I had to put all my trust into someone else first which in my case were others who had had some sort of “experience”. I had to believe they were right and I was maybe a little wrong to be holding back. I had to accept help and open my mind. A complete leap of faith. Like getting out of the driver’s seat of a fast car and letting someone else take the controls as it was later explained to me. Like getting in a pool and pushing off to the deep end for the first time with someone there to keep you afloat. Like getting off a fence but not knowing quite what’s on the other side but believing you won’t be alone, someone good will be there.

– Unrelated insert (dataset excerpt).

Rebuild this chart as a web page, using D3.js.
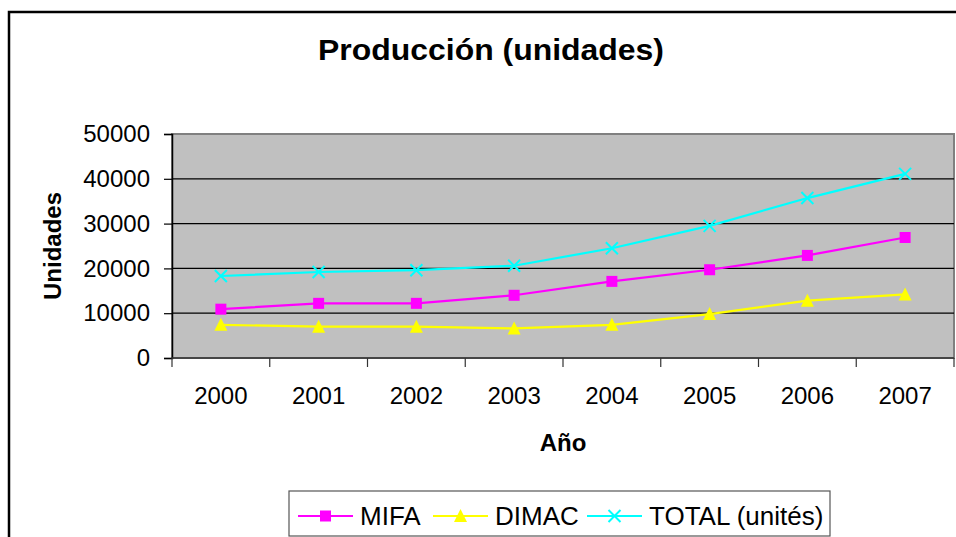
<!DOCTYPE html>
<html>
<head>
<meta charset="utf-8">
<script src="https://cdn.jsdelivr.net/npm/d3@7"></script>
<style>
  body { margin: 0; background: #fff; }
  svg { display: block; font-family: Arial, "Liberation Sans", sans-serif; }
</style>
</head>
<body>
<div id="chart"></div>
<script>
// data
const years = ["2000", "2001", "2002", "2003", "2004", "2005", "2006", "2007"];
const mifa = [10900, 12200, 12200, 14000, 17100, 19700, 22900, 26900];
const dimac = [7400, 7000, 7000, 6600, 7400, 9800, 12800, 14200];
const total = [18300, 19200, 19600, 20600, 24500, 29500, 35700, 41100];
const yTicks = [0, 10000, 20000, 30000, 40000, 50000];

const seriesNames = ["MIFA", "DIMAC", "TOTAL (unités)"];
const seriesColors = ["#ff00ff", "#ffff00", "#00ffff"];
const seriesShapes = ["square", "triangle", "cross"];

const W = 956, H = 537;
const plot = { left: 172, top: 134, right: 954, bottom: 358 };

const svg = d3.select("#chart")
    .append("svg")
    .attr("width", W)
    .attr("height", H);

// outer chart frame (runs off the right and bottom)
svg.append("rect")
    .attr("x", 9).attr("y", 12)
    .attr("width", 1000).attr("height", 600)
    .attr("fill", "#fff")
    .attr("stroke", "#000")
    .attr("stroke-width", 2.5);

const x = d3.scaleBand()
    .domain(years)
    .range([plot.left, plot.right])
    .padding(0);

const y = d3.scaleLinear()
    .domain([0, 50000])
    .range([plot.bottom, plot.top]);

const cx = d => x(d) + x.bandwidth() / 2;

// plot area
svg.append("rect")
    .attr("x", plot.left).attr("y", plot.top)
    .attr("width", plot.right - plot.left)
    .attr("height", plot.bottom - plot.top)
    .attr("fill", "#c0c0c0")
    .attr("stroke", "#808080")
    .attr("stroke-width", 2);

// gridlines
svg.append("g")
    .selectAll("line")
    .data(yTicks.filter(t => t > 0 && t < 50000))
    .enter().append("line")
    .attr("x1", plot.left).attr("x2", plot.right)
    .attr("y1", d => y(d)).attr("y2", d => y(d))
    .attr("stroke", "#000")
    .attr("stroke-width", 1.2);

// y axis
const yAxis = svg.append("g")
    .attr("transform", `translate(${plot.left},0)`)
    .call(d3.axisLeft(y).tickValues(yTicks).tickSize(8).tickPadding(14).tickFormat(d3.format("d")));
yAxis.select(".domain").attr("stroke", "#000").attr("stroke-width", 1.5);
yAxis.selectAll(".tick line").attr("stroke", "#000").attr("stroke-width", 1.2);
yAxis.selectAll("text")
    .attr("fill", "#000")
    .style("font-size", "24px");

// x axis: ticks at category boundaries
const xAxis = svg.append("g")
    .attr("transform", `translate(0,${plot.bottom})`);
xAxis.append("line")
    .attr("x1", plot.left).attr("x2", plot.right)
    .attr("stroke", "#333").attr("stroke-width", 1.5);
xAxis.selectAll(".xt")
    .data(years.concat(["end"]))
    .enter().append("line")
    .attr("class", "xt")
    .attr("x1", d => d === "end" ? plot.right : x(d))
    .attr("x2", d => d === "end" ? plot.right : x(d))
    .attr("y1", 0).attr("y2", 9)
    .attr("stroke", "#333").attr("stroke-width", 1.2);
xAxis.selectAll(".xl")
    .data(years)
    .enter().append("text")
    .attr("class", "xl")
    .attr("x", d => cx(d))
    .attr("y", 46)
    .attr("text-anchor", "middle")
    .style("font-size", "24px")
    .text(d => d);

// titles
svg.append("text")
    .attr("x", 491).attr("y", 60)
    .attr("text-anchor", "middle")
    .attr("textLength", 346)
    .attr("lengthAdjust", "spacingAndGlyphs")
    .style("font-size", "30px")
    .style("font-weight", "bold")
    .text("Producción (unidades)");

svg.append("text")
    .attr("x", (plot.left + plot.right) / 2)
    .attr("y", 451)
    .attr("text-anchor", "middle")
    .style("font-size", "24px")
    .style("font-weight", "bold")
    .text("Año");

svg.append("text")
    .attr("transform", `translate(61,${(plot.top + plot.bottom) / 2}) rotate(-90)`)
    .attr("text-anchor", "middle")
    .style("font-size", "24px")
    .style("font-weight", "bold")
    .text("Unidades");

// marker drawing
function drawMarker(g, shape, color, px, py) {
    if (shape === "square") {
        g.append("rect")
            .attr("x", px - 5.5).attr("y", py - 5.5)
            .attr("width", 11).attr("height", 11)
            .attr("fill", color);
    } else if (shape === "triangle") {
        g.append("path")
            .attr("d", `M${px},${py - 7} L${px + 6.5},${py + 6} L${px - 6.5},${py + 6} Z`)
            .attr("fill", color);
    } else {
        g.append("path")
            .attr("d", `M${px - 6},${py - 6} L${px + 6},${py + 6} M${px - 6},${py + 6} L${px + 6},${py - 6}`)
            .attr("stroke", color)
            .attr("stroke-width", 2)
            .attr("fill", "none");
    }
}

const allSeries = [mifa, dimac, total];
const line = d3.line()
    .x((d, i) => cx(years[i]))
    .y(d => y(d));

// draw in reverse so MIFA sits on top
[2, 1, 0].forEach(s => {
    const g = svg.append("g");
    g.append("path")
        .datum(allSeries[s])
        .attr("d", line)
        .attr("fill", "none")
        .attr("stroke", seriesColors[s])
        .attr("stroke-width", 2.2);
    allSeries[s].forEach((v, i) => drawMarker(g, seriesShapes[s], seriesColors[s], cx(years[i]), y(v)));
});

// legend
const legend = svg.append("g");
legend.append("rect")
    .attr("x", 289).attr("y", 491)
    .attr("width", 541).attr("height", 45)
    .attr("fill", "#fff")
    .attr("stroke", "#555")
    .attr("stroke-width", 1.2);

const legendX = [298, 433, 587];
seriesNames.forEach((name, s) => {
    const lx = legendX[s], ly = 516;
    legend.append("line")
        .attr("x1", lx).attr("x2", lx + 55)
        .attr("y1", ly).attr("y2", ly)
        .attr("stroke", seriesColors[s])
        .attr("stroke-width", 2);
    drawMarker(legend, seriesShapes[s], seriesColors[s], lx + 27.5, ly);
    legend.append("text")
        .attr("x", lx + 62)
        .attr("y", ly + 9)
        .style("font-size", "26px")
        .text(name);
});
</script>
</body>
</html>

I experienced a sharp moment of clarity at some point after making a decision to go through the door instead of slamming it shut again, and again. No more procrastinating. I think this is where I got to understand, when looking back, that the steps are simple but tough. This was personally my toughest part along with fully accepting Step One. The feeling was so intense and real that my faith since then has never wavered, although I have had all the emotional upsets of any other person living life in the real world. I feel it impossible to question the presence of a Higher Power in my life after this fundamental shift in psyche as it is explained, because it was so real and I have heard so many people in the rooms describe the same thing. It isn’t just words in a book that we have to believe. I came to believe at the same time. I always see my Step Three and Step Two as a joint miracle. It works for me, recovery is a personal journey. I always feel that my solid foundation is my strength. The first three Steps have kept me grounded for quite some years now. If you build a strong foundation, do it properly the building will not crumble, or if necessary be simple to fix.
I felt as though all the noise in my head had stopped. I could now clear up the wreckage of my past but not have to do it alone. Much easier. And I would be given a new slate. I never struggle with my faith in a Higher Power but I do feel lucky. Lucky that someone found a chink in the wall around me to start chipping away and to set me free.